La méfiance est encore de mise entre le PKK et le gouvernement d’Ankara. Ömer Çelik, le porte-parole de la formation présidentielle, le Parti de la justice et du développement (AKP), a accueilli la dissolution avec précaution, rapporte le journal turc Daily Sabah : « Ce sera un tournant lorsque la décision de dissoudre et de déposer les armes sera mise en œuvre concrètement et intégralement, y compris par toutes les branches et structures illégales du PKK (…), tant à l’intérieur qu’à l’extérieur [de la Turquie]. » Le flou persiste notamment quant à une faction syrienne émanant du PKK, les Unités de protection du peuple (YPG), principale composante des FDS et qui ne se considèrent pas concernées par l’appel à la dissolution.
Du côté kurde également, certaines craintes demeurent, à propos de la capacité de M. Erdogan à donner des gages de paix.

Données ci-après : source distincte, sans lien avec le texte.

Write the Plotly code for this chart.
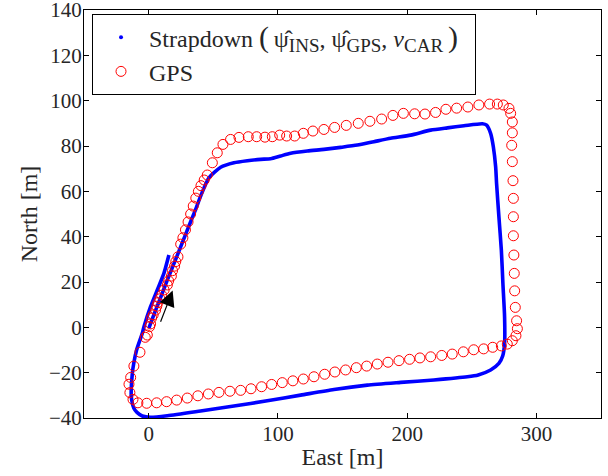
import plotly.graph_objects as go

# GPS fixes (East, North) [m]
gps_east = [0.8, 2.3, 5.4, 7.2, 10.1, 14.5, 17.6, 20.1, 22.7, 24.8, 26.5, 28.5, 30.5, 32.5, 34.5,
            36.5, 38.5, 40.5, 43.0,
            45.4, 49.3, 53.1, 57.5, 63.4, 69.9, 77.1, 83.6, 90.0, 95.7, 101.4, 106.8, 113.0, 119.7,
            127.1, 135.6, 143.9, 152.9, 162.2, 171.2, 180.3, 189.0, 197.1, 205.8, 213.8, 222.0,
            230.0, 238.3, 247.0, 255.5, 263.8, 269.8, 274.4, 278.8, 280.1, 281.4, 281.4, 280.9,
            281.4, 281.9, 282.2, 282.2, 282.2, 282.6, 282.9, 283.2, 283.7, 284.7, 285.3, 284.2,
            281.4, 277.5, 272.9, 266.2, 259.2, 251.5, 243.5, 234.9, 226.8, 218.2, 209.9, 201.9,
            193.7, 185.2, 176.9, 168.7, 160.7, 152.4, 144.1, 136.2, 127.9, 119.7, 111.6, 103.4,
            95.2, 87.4, 79.2, 71.2, 62.9, 54.4, 46.2, 38.1, 29.9, 21.7, 13.9, 6.2, -1.5, -8.3,
            -12.1, -14.5, -15.2, -13.9, -11.4, -6.7, -2.6, -1.0,
            1.5, 3.5, 6.3, 8.7, 12.0, 15.5, 18.5, 21.0]
gps_north = [0.3, 4.1, 7.6, 10.9, 14.2, 18.7, 22.6, 27.0, 31.1, 36.7, 39.5, 43.0, 46.5, 50.0, 53.5,
             57.0, 60.0, 62.5, 65.0,
             67.2, 72.6, 77.0, 80.7, 82.9, 83.8, 84.1, 84.1, 83.9, 84.1, 84.8, 84.4, 84.4, 85.6,
             86.6, 87.3, 88.2, 89.1, 90.0, 90.9, 91.9, 93.5, 94.4, 94.2, 94.1, 94.8,
             96.2, 96.7, 97.2, 98.1, 98.5, 98.5, 98.1, 96.6, 94.4, 90.6, 85.8, 80.3,
             73.1, 64.7, 56.9, 48.8, 40.4, 31.9, 23.8, 16.1, 8.8, 2.9, -0.6, -3.7,
             -5.9, -7.4, -8.2, -8.8, -9.5, -9.9, -10.8, -11.8, -12.4, -13.0, -13.5, -14.1,
             -14.7, -15.4, -16.2, -17.1, -17.8, -18.8, -19.7, -20.7, -21.8, -22.8, -23.6, -24.4,
             -25.2, -26.2, -27.1, -27.8, -28.2, -28.7, -29.4, -30.2, -31.2, -32.1, -32.8, -33.3, -33.5, -33.3,
             -31.8, -28.8, -25.1, -22.1, -17.1, -11.0, -4.4, -3.4,
             1.5, 5.5, 9.3, 12.6, 16.5, 20.5, 25.0, 29.0]

# Strapdown solution (East, North) [m]
sd_east = [0.2, 4.0, 8.0, 14.5, 22.0, 29.9, 36.0, 41.0, 46.7, 55.7, 66.0, 76.4, 86.7, 94.4, 102.1,
           109.9, 122.8, 135.6, 148.5, 161.5, 174.3, 187.2, 202.7, 218.2, 231.1, 244.0, 258.2,
           261.5, 264.6, 266.7, 268.5, 269.2, 271.0, 272.9, 274.1, 275.4, 275.4, 274.0, 271.0,
           264.6, 255.0, 246.6, 220.7, 195.0, 169.2, 143.4, 117.6, 91.8, 66.0, 40.2, 14.5, 1.5,
           -4.9, -9.0, -11.4, -13.4, -12.6, -11.4, -9.3, -4.9, -3.6, 1.5, 6.7, 11.8, 15.7]
sd_north = [-0.4, 5.5, 11.3, 20.9, 31.5, 42.9, 51.5, 59.0, 66.0, 70.6, 72.6, 73.5, 74.1, 74.4, 75.6,
            76.8, 77.8, 78.5, 79.4, 80.4, 81.9, 83.4, 84.8, 87.0, 88.0, 88.9, 89.8,
            89.2, 85.6, 79.7, 70.8, 63.5, 48.8, 34.1, 19.4, 4.7, -7.1, -12.5, -15.9,
            -18.8, -21.0, -21.8, -23.2, -24.3, -25.5, -27.4, -29.9, -32.4, -34.7, -36.9, -39.0, -39.7,
            -39.1, -37.5, -35.7, -30.6, -20.3, -15.5, -10.0, -2.6, 0.3, 9.1, 16.5, 23.8, 31.9]

# direction arrow (tail -> tip) [m]
arrow_tail = [8.8, 1.8]
arrow_tip = [18.6, 16.2]

x_ticks = [0, 100, 200, 300]
y_ticks = [-40, -20, 0, 20, 40, 60, 80, 100, 120, 140]

FONT = "Liberation Serif"
TXT = "#262626"


def sub(t):
    return "<sub><span style='font-size:19px'>" + t + "</span></sub>"


strap_label = ("Strapdown <span style='font-size:30px'>(</span>\u2009ψ\u0302" + sub("INS") + ", "
               "ψ\u0302" + sub("GPS") + ", <i>v</i>" + sub("CAR")
               + "\u2009<span style='font-size:30px'>)</span>\u00a0\u00a0")

fig = go.Figure()
fig.add_trace(go.Scatter(x=sd_east, y=sd_north, mode="lines",
                         line=dict(color="#0000ff", width=3.6, shape="spline", smoothing=0.6),
                         showlegend=False, hoverinfo="skip"))
fig.add_trace(go.Scatter(x=[None], y=[None], mode="markers",
                         marker=dict(color="#0000ff", size=4),
                         name=strap_label))
fig.add_trace(go.Scatter(x=gps_east, y=gps_north, mode="markers",
                         marker=dict(symbol="circle-open", size=10, color="#ff0000",
                                     line=dict(width=1, color="#ff0000")),
                         name="GPS"))

fig.add_annotation(x=arrow_tip[0], y=arrow_tip[1], ax=arrow_tail[0], ay=arrow_tail[1],
                   xref="x", yref="y", axref="x", ayref="y", text="",
                   showarrow=True, arrowhead=2, arrowsize=2.6, arrowwidth=1.2, arrowcolor="black")

axis_common = dict(showline=True, linecolor="black", linewidth=1, mirror="ticks",
                   ticks="inside", ticklen=5, tickcolor="black", showgrid=False, zeroline=False,
                   automargin=False, ticklabeloverflow="allow",
                   tickfont=dict(family=FONT, size=21, color=TXT))

fig.update_xaxes(range=[-50, 350], tickvals=x_ticks, ticklabelstandoff=-3,
                 title=dict(text="East [m]", font=dict(family=FONT, size=24, color=TXT), standoff=2),
                 **axis_common)
fig.update_yaxes(range=[-40, 140], tickvals=y_ticks, ticklabelstandoff=-3,
                 title=dict(text="North [m]", font=dict(family=FONT, size=24, color=TXT), standoff=4),
                 **axis_common)

fig.update_layout(
    width=608, height=476,
    margin=dict(l=84, r=7, t=10, b=58),
    paper_bgcolor="white", plot_bgcolor="white",
    font=dict(family=FONT, size=21, color=TXT),
    legend=dict(x=0.0155, y=0.99, xanchor="left", yanchor="top",
                bgcolor="white", bordercolor="black", borderwidth=1,
                font=dict(family=FONT, size=24, color=TXT),
                itemwidth=46),
)

fig.write_html("out.html", config={"displayModeBar": False},
               post_script="document.body.style.margin='0';document.body.style.padding='0';")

Sa radicalisation autoritaire, qui a mené à de larges manifestations dans le pays depuis le mois de mars, alimente la peur d’une rechute.
La poursuite des répressions en Turquie et des bombardements sur le Kurdistan irakien – plus de 200 rien qu’en avril, selon RFI – laisse planer le doute. « Si la Turquie ne fait pas de concessions aux Kurdes, des groupes dissidents pourraient apparaître », met en garde l’historien Hamit Bozarslan. Un avis partagé par Adel Bakawan, qui note néanmoins que s’opposer à l’appel à la dissolution de M. Öcalan ne serait pas simple, et risquerait de mener à la décrédibilisation de ceux qui s’aventureraient dans cette voie.